Baselines and Adaptive Thresholds on Production Systems #1
Posted by oakesgr on August 6, 2009
Ever since I attended the 10g performance tuning course I’ve wanted to use the Baselines and Adaptive Thresholds in anger. From some brief discussions I’ve had it seems like this feature has been under utilised, certainly within my organisation.
After a quick chat with the application support team I work with, we decided to use a derivative settlements database as our guinea pig.
My early (probably naive) hope for the use of this feature is something along the lines of
- Set a rolling 7 day window baseline
- Set the adaptive thresholds so that anything above normal usage + X% (X still to be decided!) will generate alerts
- Trap the alerts so that they not only get raised via our generic alerting system (this already takes them from Grid Control), but also get them to post to one of our internal chat channels.
Point 3, is quite important (in my mind) due to the way the DBA structure is setup in my company. We have a team in Singapore that works around the clock monitoring the generic alerts system. We also have regional ‘core’ teams that handle general day to day support issues. Finally, we have ‘aligned’ dba teams that work more closely with the business. I’m one of those.
So basically I want these new alerts to be raised to the aligned dba’s notice (as well as the team in Singapore), with the theory being that we will be noted of abnormal activity on the database ahead of the support team, thereby giving us a little more time to examine any potential issues before they turn into high pressue ‘fix this NOW!’ type situations.
When creating the 7 day rolling baseline there are a number of options to consider. As the usage window of this database extends outside of EMEA (covering both US and APAC time zone) there seems little point in using the Day and Night option. Therefore I’m just using Weekday and Weekends.

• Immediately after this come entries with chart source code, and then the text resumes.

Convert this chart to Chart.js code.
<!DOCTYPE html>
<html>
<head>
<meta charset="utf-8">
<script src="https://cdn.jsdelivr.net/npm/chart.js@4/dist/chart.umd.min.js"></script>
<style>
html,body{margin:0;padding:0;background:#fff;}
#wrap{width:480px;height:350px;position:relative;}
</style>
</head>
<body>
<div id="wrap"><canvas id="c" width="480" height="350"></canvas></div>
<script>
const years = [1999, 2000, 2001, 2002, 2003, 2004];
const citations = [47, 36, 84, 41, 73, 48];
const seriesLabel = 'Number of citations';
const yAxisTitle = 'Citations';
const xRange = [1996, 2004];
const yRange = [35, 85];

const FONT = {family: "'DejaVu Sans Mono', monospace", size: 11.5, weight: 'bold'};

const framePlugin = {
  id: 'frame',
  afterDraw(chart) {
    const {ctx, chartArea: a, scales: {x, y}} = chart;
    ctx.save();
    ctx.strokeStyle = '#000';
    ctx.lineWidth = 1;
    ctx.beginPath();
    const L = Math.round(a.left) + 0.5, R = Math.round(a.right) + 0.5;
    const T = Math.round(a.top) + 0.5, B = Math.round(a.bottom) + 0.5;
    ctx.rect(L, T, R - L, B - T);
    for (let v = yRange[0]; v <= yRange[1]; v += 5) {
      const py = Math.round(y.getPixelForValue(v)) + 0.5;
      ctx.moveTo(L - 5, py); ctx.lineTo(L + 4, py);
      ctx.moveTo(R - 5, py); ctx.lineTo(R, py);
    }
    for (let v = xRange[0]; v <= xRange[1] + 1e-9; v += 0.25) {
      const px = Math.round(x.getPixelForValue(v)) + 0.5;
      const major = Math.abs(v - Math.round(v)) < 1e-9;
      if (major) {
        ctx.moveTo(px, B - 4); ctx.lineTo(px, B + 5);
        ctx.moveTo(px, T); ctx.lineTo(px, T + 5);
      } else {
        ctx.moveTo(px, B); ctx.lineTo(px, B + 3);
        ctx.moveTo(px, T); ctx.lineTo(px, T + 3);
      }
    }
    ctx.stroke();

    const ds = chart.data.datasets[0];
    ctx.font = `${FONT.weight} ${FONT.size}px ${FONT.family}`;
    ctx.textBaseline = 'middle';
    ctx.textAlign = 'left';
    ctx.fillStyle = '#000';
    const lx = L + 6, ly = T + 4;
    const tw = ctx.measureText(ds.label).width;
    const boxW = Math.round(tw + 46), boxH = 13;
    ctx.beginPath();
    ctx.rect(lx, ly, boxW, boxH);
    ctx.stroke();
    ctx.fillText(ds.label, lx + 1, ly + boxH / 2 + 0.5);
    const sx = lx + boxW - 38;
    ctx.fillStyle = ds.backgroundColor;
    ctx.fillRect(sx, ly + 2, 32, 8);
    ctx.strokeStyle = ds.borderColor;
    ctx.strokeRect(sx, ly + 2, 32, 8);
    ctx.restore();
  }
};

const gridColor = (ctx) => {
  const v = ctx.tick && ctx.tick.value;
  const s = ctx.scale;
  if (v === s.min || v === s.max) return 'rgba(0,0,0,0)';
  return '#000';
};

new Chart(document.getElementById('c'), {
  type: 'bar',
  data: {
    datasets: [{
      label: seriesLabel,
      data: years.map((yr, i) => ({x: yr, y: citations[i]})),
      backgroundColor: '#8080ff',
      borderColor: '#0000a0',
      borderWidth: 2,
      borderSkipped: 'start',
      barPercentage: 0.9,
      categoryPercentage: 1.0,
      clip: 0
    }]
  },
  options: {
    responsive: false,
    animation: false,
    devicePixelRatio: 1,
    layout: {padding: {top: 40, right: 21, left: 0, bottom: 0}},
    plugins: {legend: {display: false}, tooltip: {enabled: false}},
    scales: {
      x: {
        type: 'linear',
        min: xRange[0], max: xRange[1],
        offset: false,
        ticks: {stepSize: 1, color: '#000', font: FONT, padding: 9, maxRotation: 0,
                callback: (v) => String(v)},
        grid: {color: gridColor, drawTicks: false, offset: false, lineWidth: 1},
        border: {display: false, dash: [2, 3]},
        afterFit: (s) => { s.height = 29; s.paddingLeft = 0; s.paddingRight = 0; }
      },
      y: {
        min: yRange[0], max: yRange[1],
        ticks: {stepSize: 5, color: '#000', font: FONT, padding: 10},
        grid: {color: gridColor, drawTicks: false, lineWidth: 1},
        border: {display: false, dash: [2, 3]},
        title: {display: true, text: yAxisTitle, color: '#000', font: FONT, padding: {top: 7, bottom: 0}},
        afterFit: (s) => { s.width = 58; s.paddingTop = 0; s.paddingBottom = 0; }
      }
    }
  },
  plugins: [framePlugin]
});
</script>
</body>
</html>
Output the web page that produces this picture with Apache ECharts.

The other usage abnomaly to note is a quarterly event known as the CDS roll. For the uninitiated, CDS stands for Credit Default Swap (http://en.wikipedia.org/wiki/Credit_default_swap) and is a phenomenon across the banking sector. During this period of a few days each quarter, the usage profile on this database (and many others) can double, triple or just go off the scale and has caused any amount of havoc in the past. My plan during this time is to create a static baseline during the next event. I will then switch to this baseline during all subsequent events. This isn’t due for a while though so I’ll continue with the rolling window option for the moment.
The rolling baseline is now in place, and I’ve decided to start with thresholds of 120% and 150% for warning and critical alerts respectively. This is simply a kick off point and will probably be amended as we get more experience. I also expect these thresholds to differ between each database we implement baselines on.
I intend to post updates to this subject on a weekly or biweekly basis as I think it will take a while to get a mature solution in place.
Now, I’m off to talk to a UNIX SA that I know has already done something along the lines of alerting through chat channels.
Edit : Doug Burns wrote a great post about Baselines and Adaptive Thresholds, so in an attempt not to repeat everthing he wrote I’ll try and angle this more as a ‘my experiences’ type post as opposed to ‘this is how you do it’ post.